I’m in no way an expert, but I thought that my few years of experience could benefit some graduate students:
- Apply for travel grants: your academic department, your college, the graduate college, your grad student senate usually have grants for you. Follow directions, meet deadlines, and actually know what you’re talking about in your research, but be able to present it to people who are not specialists. Most of the time, committees are not from your field and simply want to be able to understand whether your research is clear. Be concise.
Pivot is also a great resource for special grants. Create a profile, select what type of research you’re working on, and you’ll receive updates about what is available IN YOUR FIELD!
- Ask for your registration fee to be waived. Some organizations are willing to let you go for free. They want you to learn, not to starve.

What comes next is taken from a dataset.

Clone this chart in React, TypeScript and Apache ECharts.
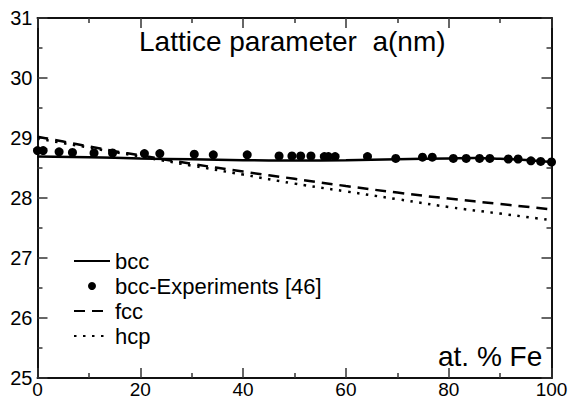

- Volunteer at the conference: you might get a free lunch or even your registration fee waived. This is also a great networking opportunity.
- Do not stay at the conference hotels (unless your advisor recommends it): they’re way too expensive. Instead, look for a room or an apartment to share with AirBnB.
- If you do not know anyone going to the conference, contact the organizers to know if they can give your contact info to share a room.
- Network! This is a golden opportunity to meet people in your field and potential future employers or colleagues.
- Bring business cards and resumes. Get your business cards printed, and bring them with you. Many universities print the first 100 for free, and you will likely not need the whole 100 during your college career.
- Tidy up, but get comfy shoes (avoid heels if you can): you’ll likely spend the day walking in the venue or standing by your poster.
- Avoid heavy bags. You probably don’t even need what’s in your satchel.